The plan, first proposed last September, has drawn protests from environmentalists, who argue that it further tethers the city to fossil fuels, flying in the face of the city’s plan to reduce its emissions by 80 percent by 2050.

“Philadelphia should not be expanding its fossil fuel infrastructure,” said Audra Wolfe, a member of POWER, an interfaith social justice organization. “It’s not right for the future, it’s not right for the people of Philadelphia, and it’s not right for the climate.”

Councilwoman Helen Gym, one of the four “no” votes, echoed that sentiment, saying the project was the wrong direction for the city.

“I think it’s clear the city needs to move away from fossil fuels,” Gym said, adding that council should be devoting its time to developing clean energy solutions. “We need to move, and we need to move quickly.”

Opposition to the proposed liquefied natural gas plant in Philadelphia protest in city council chambers Thursday. (Kimberly Paynter/WHYY)

LNG is produced by cooling methane gas to -260 degrees Fahrenheit, at which point it becomes a liquid, which is easier to store and transport than gas. The plant would be capable of producing 120,000 gallons of LNG a day, the bulk of which would be sold as a backup to diesel fuel, which is more polluting than LNG.

PGW currently liquefies natural gas at its Port Richmond plant and transports it to Passyunk for storage. The new plant will allow for everything to be done at the Passyunk plant, eliminating the need for transporting LNG from one plant to another.

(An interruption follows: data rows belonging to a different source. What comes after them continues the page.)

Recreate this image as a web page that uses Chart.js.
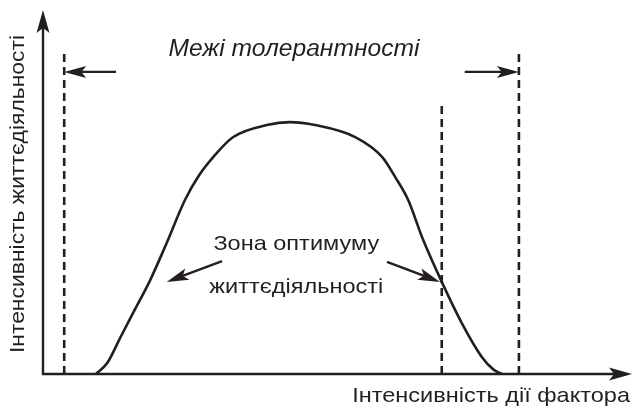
<!DOCTYPE html>
<html>
<head>
<meta charset="utf-8">
<script src="https://cdn.jsdelivr.net/npm/chart.js@4"></script>
<style>
  html, body { margin: 0; padding: 0; background: #fff; }
  #wrap { width: 635px; height: 408px; }
</style>
</head>
<body>
<div id="wrap"><canvas id="myChart"></canvas></div>
<script>
// curve of the tolerance / optimum zone (x: factor intensity, y: vital activity), 0..100 units
const curve_x = [9.0, 10.9, 13.0, 15.3, 18.2, 21.0, 24.1, 26.5, 28.9, 32.3, 38.0, 41.9, 46.2, 53.0, 57.6, 59.8, 62.0, 64.5, 67.7, 71.1, 74.5, 76.5, 77.9];
const curve_y = [0, 3.0, 9.6, 16.8, 25.8, 36.0, 47.8, 54.6, 59.6, 65.1, 68.4, 69.2, 68.4, 65.1, 59.6, 54.1, 47.8, 37.0, 25.3, 14.0, 4.7, 1.2, 0];

// vertical dashed lines: x position and height
const limit_x = [3.6, 67.7, 80.8];
const limit_top = [88.7, 74.5, 88.7];

// arrows: [x from, y from, x to, y to]
const arrows = [
    [12.4, 83.0, 3.6, 83.0],
    [71.6, 83.0, 80.8, 83.0],
    [30.4, 31.0, 21.0, 25.3],
    [58.4, 30.8, 67.4, 25.3]
];

const title_text = 'Межі толерантності';
const zone_text = ['Зона оптимуму', 'життєдіяльності'];
const x_title = 'Інтенсивність дії фактора';
const y_title = 'Інтенсивність життєдіяльності';

const curvePoints = curve_x.map(function(x, i) {
    return { x: x, y: curve_y[i] };
});

const dashedSets = limit_x.map(function(x, i) {
    return {
        data: [{ x: x, y: 0 }, { x: x, y: limit_top[i] }],
        borderColor: '#231f20',
        borderWidth: 2.6,
        borderDash: [8, 5],
        pointRadius: 0,
        fill: false
    };
});

function arrowHead(ctx, x1, y1, x2, y2, len, wid) {
    const a = Math.atan2(y2 - y1, x2 - x1);
    ctx.save();
    ctx.translate(x2, y2);
    ctx.rotate(a);
    ctx.beginPath();
    ctx.moveTo(0, 0);
    ctx.lineTo(-len, -wid / 2);
    ctx.lineTo(-len * 0.78, 0);
    ctx.lineTo(-len, wid / 2);
    ctx.closePath();
    ctx.fill();
    ctx.restore();
}

// text stretched a bit wider, like the original drawing
function wideText(ctx, text, x, y, stretch) {
    ctx.save();
    ctx.translate(x, y);
    ctx.scale(stretch, 1);
    ctx.fillText(text, 0, 0);
    ctx.restore();
}

const drawExtras = {
    id: 'drawExtras',
    afterDatasetsDraw(chart) {
        const ctx = chart.ctx;
        const xs = chart.scales.x;
        const ys = chart.scales.y;
        const px = v => xs.getPixelForValue(v);
        const py = v => ys.getPixelForValue(v);
        ctx.save();
        ctx.strokeStyle = '#231f20';
        ctx.fillStyle = '#231f20';

        // axes
        ctx.lineWidth = 2.4;
        ctx.beginPath();
        ctx.moveTo(px(0), py(100) + 10);
        ctx.lineTo(px(0), py(0));
        ctx.lineTo(px(100) - 10, py(0));
        ctx.stroke();
        arrowHead(ctx, px(0), py(0), px(0), py(100), 23, 13);
        arrowHead(ctx, px(0), py(0), px(100), py(0), 23, 13);

        // arrows
        ctx.lineWidth = 2.4;
        arrows.forEach(function(a) {
            const x1 = px(a[0]), y1 = py(a[1]), x2 = px(a[2]), y2 = py(a[3]);
            const ang = Math.atan2(y2 - y1, x2 - x1);
            ctx.beginPath();
            ctx.moveTo(x1, y1);
            ctx.lineTo(x2 - Math.cos(ang) * 12, y2 - Math.sin(ang) * 12);
            ctx.stroke();
            arrowHead(ctx, x1, y1, x2, y2, 22, 12);
        });

        // texts
        ctx.textAlign = 'center';
        ctx.textBaseline = 'middle';
        ctx.font = 'italic 23px "Liberation Sans", Arial, sans-serif';
        wideText(ctx, title_text, px(42.6), py(89.0), 1.07);
        ctx.font = '21px "Liberation Sans", Arial, sans-serif';
        wideText(ctx, zone_text[0], px(43.0), py(35.7), 1.12);
        wideText(ctx, zone_text[1], px(43.0), py(23.9), 1.12);
        ctx.textAlign = 'right';
        wideText(ctx, x_title, px(100) - 2, py(0) + 22, 1.12);

        ctx.translate(px(0) - 25, (py(0) + py(100)) / 2 + 2);
        ctx.rotate(-Math.PI / 2);
        ctx.textAlign = 'center';
        wideText(ctx, y_title, 0, 0, 1.09);
        ctx.restore();
    }
};

const canvas = document.getElementById('myChart');
const ctx = canvas.getContext('2d');
const config = {
    type: 'line',
    data: {
        datasets: [{
            data: curvePoints,
            borderColor: '#231f20',
            borderWidth: 2.6,
            pointRadius: 0,
            cubicInterpolationMode: 'monotone',
            fill: false
        }].concat(dashedSets)
    },
    options: {
        responsive: true,
        maintainAspectRatio: false,
        animation: false,
        layout: {
            padding: { left: 43, top: 10, right: 3, bottom: 34 }
        },
        plugins: {
            legend: { display: false },
            tooltip: { enabled: false }
        },
        scales: {
            x: { type: 'linear', min: 0, max: 100, display: false },
            y: { type: 'linear', min: 0, max: 100, display: false }
        }
    },
    plugins: [drawExtras]
};
const myChart = new Chart(ctx, config);
</script>
</body>
</html>
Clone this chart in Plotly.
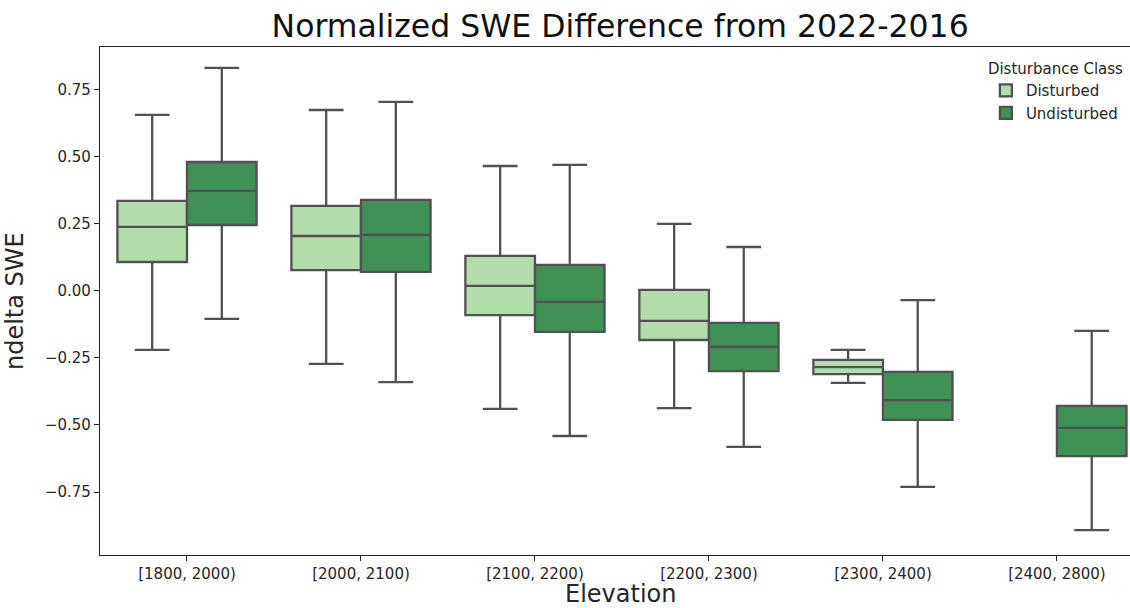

A study by PGW has shown that the project while relying on fossil fuel, will reduce carbon emissions and could also reduce particulate matter, nitrogen oxides, and sulfur oxides. Green called the project a bridge that will help the city diversify its energy portfolio.

“We’ve got to balance how we move forward regarding climate change, at the same point bringing in revenue for the city of Philadelphia, and PGW,” Green said.

To that end, he said Mayor Jim Kenney will ask the Wolf administration for funding to add solar panels to the Passyunk Energy Center to minimize its carbon footprint.

“This will be the largest municipal solar project in the city of Philadelphia if it gets approved,” Green said, “and I think it would be a benefit for the city, as well as a benefit for this project to make sure we have net zero emissions at the Passyunk LNG facility.”

Labor groups have applauded the project, calling it a “win-win” for the city.

“We’re able to export a much-needed product and in return raise revenue for infrastructure repair and for the maintenance of PGW, our asset,” said Danny Bauder, campaign manager of the Philadelphia AFL-CIO.

But South Philadelphia resident Mark Quincy said his neighborhood, which is also home to a major oil refinery, neither needs nor wants another fuel plant.

“South Philly has been forced to shoulder the burden of fossil fuel infrastructure in this city, and we’re getting the short end of the stick,” Quincy said. “We shouldn’t have to take on the impacts of another facility.”